You might be wondering by now why I didn’t stop reading early on. That’s a legitimate question that I asked of myself at the time. Truthfully, I wanted to know how the story ended, and part of me still hoped for a little redemption from the writing. I don’t regret finishing the book, yet I don’t feel it redeemed itself either. The plot sputters and fizzles over a false climax then limps on to an unsatisfying, unspectacular actual climax. Kuhn haphazardly raises and then handwaves obstacles as the plot requires: first Bea not being in school is an issue, then when it doesn’t need to be an issue, suddenly Bea has homeschooled herself out of the predicament. How convenient.

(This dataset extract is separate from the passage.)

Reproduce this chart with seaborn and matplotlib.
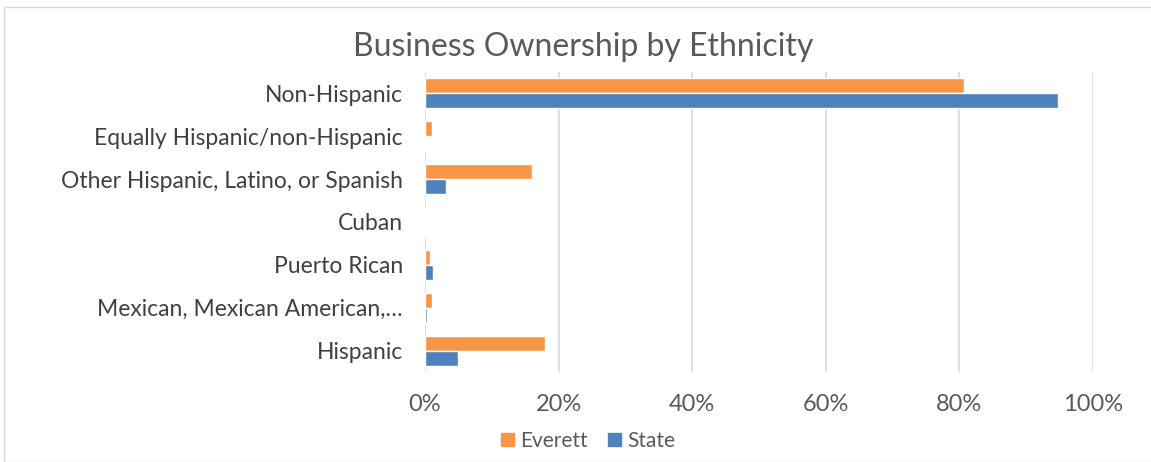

There’s a lack of any real tension here, despite the high stakes (their very lives) the nature of the conflict demands.
Heroine Complex is messy. It is wrapped in the fun, flashy exterior of cartoonish tropes that disguise this mess in some ways—cartoon logic is supposed to be messy. The more I mull it over, though, the more I consider the writing and plot and the characters, and the less I like this book. What began as a mediocre experience inexorably declined into dull, then dissatisfying, and ended somewhere in disgruntlement. Once again, I tend to love the idea of a superhero novel more than I like the actual novels themselves.